● What needs to be done
Transcribe all of the material below word for word and leave out its pictures.

****

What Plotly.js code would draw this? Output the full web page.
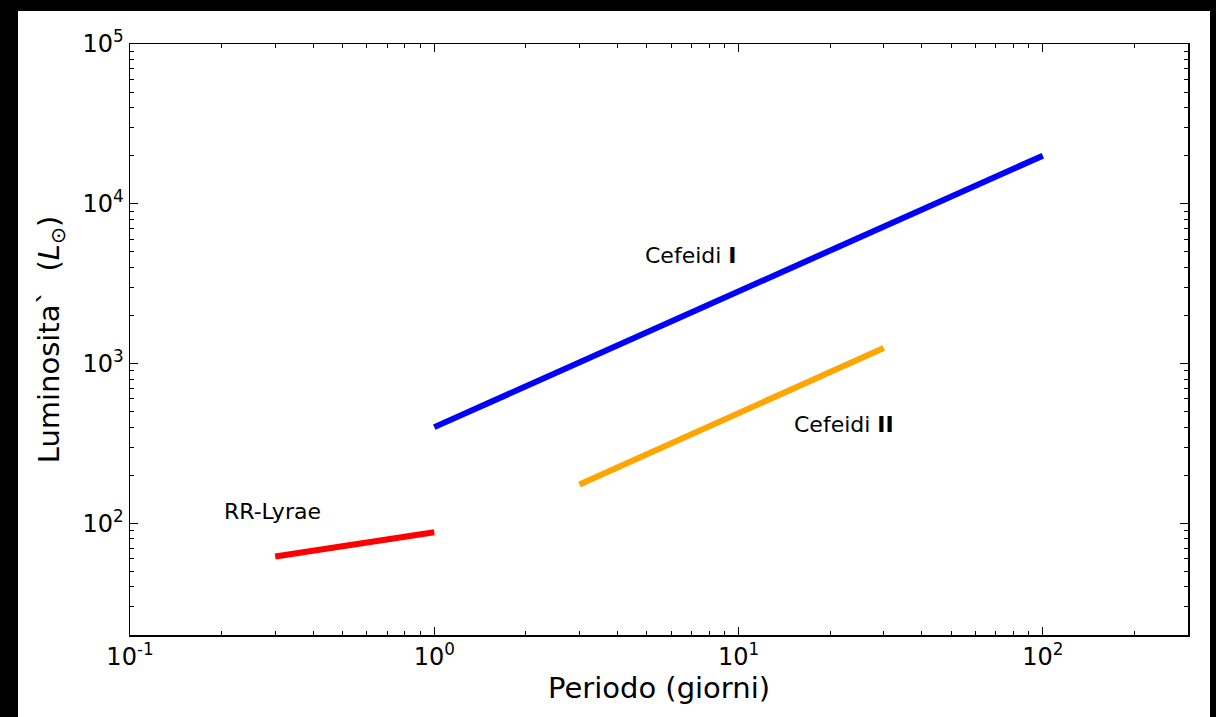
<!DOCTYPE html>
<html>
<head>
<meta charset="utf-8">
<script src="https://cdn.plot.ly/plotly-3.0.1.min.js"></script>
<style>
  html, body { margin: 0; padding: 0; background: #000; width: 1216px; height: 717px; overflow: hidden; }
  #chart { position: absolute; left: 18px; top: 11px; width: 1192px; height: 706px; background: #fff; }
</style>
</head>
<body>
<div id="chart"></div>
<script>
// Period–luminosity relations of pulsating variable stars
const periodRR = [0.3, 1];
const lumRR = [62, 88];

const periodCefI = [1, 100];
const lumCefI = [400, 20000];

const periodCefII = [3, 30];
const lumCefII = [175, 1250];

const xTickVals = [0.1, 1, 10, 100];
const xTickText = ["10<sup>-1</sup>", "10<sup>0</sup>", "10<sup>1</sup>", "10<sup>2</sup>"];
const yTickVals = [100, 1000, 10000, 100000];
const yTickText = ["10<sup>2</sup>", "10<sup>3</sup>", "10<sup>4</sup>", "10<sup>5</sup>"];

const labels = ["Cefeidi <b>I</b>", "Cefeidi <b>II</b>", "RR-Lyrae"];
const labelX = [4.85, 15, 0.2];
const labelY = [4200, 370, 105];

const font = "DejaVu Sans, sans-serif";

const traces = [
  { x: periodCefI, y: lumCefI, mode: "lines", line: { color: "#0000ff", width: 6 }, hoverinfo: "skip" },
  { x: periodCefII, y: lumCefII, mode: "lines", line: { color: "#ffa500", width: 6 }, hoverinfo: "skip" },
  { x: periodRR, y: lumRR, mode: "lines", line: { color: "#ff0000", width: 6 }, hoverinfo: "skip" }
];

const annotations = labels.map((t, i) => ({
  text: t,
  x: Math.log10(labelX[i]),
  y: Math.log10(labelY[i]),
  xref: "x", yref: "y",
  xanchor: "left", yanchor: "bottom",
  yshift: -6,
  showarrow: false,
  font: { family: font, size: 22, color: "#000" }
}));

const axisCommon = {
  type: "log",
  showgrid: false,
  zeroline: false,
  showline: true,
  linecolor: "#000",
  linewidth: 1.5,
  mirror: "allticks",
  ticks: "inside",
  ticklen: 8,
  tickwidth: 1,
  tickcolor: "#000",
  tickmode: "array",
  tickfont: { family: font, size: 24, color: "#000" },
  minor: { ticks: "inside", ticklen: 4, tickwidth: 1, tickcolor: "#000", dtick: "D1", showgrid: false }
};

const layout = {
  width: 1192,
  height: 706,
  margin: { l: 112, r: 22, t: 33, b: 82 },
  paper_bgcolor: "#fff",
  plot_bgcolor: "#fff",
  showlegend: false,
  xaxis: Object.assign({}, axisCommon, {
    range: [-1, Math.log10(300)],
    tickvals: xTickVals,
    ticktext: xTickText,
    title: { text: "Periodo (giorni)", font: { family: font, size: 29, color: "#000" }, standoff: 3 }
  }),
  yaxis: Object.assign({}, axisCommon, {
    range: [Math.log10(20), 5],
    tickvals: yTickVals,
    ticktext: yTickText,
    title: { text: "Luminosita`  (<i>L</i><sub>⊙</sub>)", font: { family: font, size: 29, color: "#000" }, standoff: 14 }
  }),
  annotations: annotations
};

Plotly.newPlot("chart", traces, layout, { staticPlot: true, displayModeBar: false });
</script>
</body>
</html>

****

● Right answer
What Plotly.js code would draw this? Output the full web page.
<!DOCTYPE html>
<html>
<head>
<meta charset="utf-8">
<script src="https://cdn.plot.ly/plotly-3.0.1.min.js"></script>
<style>
  html, body { margin: 0; padding: 0; background: #000; width: 1216px; height: 717px; overflow: hidden; }
  #chart { position: absolute; left: 18px; top: 11px; width: 1192px; height: 706px; background: #fff; }
</style>
</head>
<body>
<div id="chart"></div>
<script>
// Period–luminosity relations of pulsating variable stars
const periodRR = [0.3, 1];
const lumRR = [62, 88];

const periodCefI = [1, 100];
const lumCefI = [400, 20000];

const periodCefII = [3, 30];
const lumCefII = [175, 1250];

const xTickVals = [0.1, 1, 10, 100];
const xTickText = ["10<sup>-1</sup>", "10<sup>0</sup>", "10<sup>1</sup>", "10<sup>2</sup>"];
const yTickVals = [100, 1000, 10000, 100000];
const yTickText = ["10<sup>2</sup>", "10<sup>3</sup>", "10<sup>4</sup>", "10<sup>5</sup>"];

const labels = ["Cefeidi <b>I</b>", "Cefeidi <b>II</b>", "RR-Lyrae"];
const labelX = [4.85, 15, 0.2];
const labelY = [4200, 370, 105];

const font = "DejaVu Sans, sans-serif";

const traces = [
  { x: periodCefI, y: lumCefI, mode: "lines", line: { color: "#0000ff", width: 6 }, hoverinfo: "skip" },
  { x: periodCefII, y: lumCefII, mode: "lines", line: { color: "#ffa500", width: 6 }, hoverinfo: "skip" },
  { x: periodRR, y: lumRR, mode: "lines", line: { color: "#ff0000", width: 6 }, hoverinfo: "skip" }
];

const annotations = labels.map((t, i) => ({
  text: t,
  x: Math.log10(labelX[i]),
  y: Math.log10(labelY[i]),
  xref: "x", yref: "y",
  xanchor: "left", yanchor: "bottom",
  yshift: -6,
  showarrow: false,
  font: { family: font, size: 22, color: "#000" }
}));

const axisCommon = {
  type: "log",
  showgrid: false,
  zeroline: false,
  showline: true,
  linecolor: "#000",
  linewidth: 1.5,
  mirror: "allticks",
  ticks: "inside",
  ticklen: 8,
  tickwidth: 1,
  tickcolor: "#000",
  tickmode: "array",
  tickfont: { family: font, size: 24, color: "#000" },
  minor: { ticks: "inside", ticklen: 4, tickwidth: 1, tickcolor: "#000", dtick: "D1", showgrid: false }
};

const layout = {
  width: 1192,
  height: 706,
  margin: { l: 112, r: 22, t: 33, b: 82 },
  paper_bgcolor: "#fff",
  plot_bgcolor: "#fff",
  showlegend: false,
  xaxis: Object.assign({}, axisCommon, {
    range: [-1, Math.log10(300)],
    tickvals: xTickVals,
    ticktext: xTickText,
    title: { text: "Periodo (giorni)", font: { family: font, size: 29, color: "#000" }, standoff: 3 }
  }),
  yaxis: Object.assign({}, axisCommon, {
    range: [Math.log10(20), 5],
    tickvals: yTickVals,
    ticktext: yTickText,
    title: { text: "Luminosita`  (<i>L</i><sub>⊙</sub>)", font: { family: font, size: 29, color: "#000" }, standoff: 14 }
  }),
  annotations: annotations
};

Plotly.newPlot("chart", traces, layout, { staticPlot: true, displayModeBar: false });
</script>
</body>
</html>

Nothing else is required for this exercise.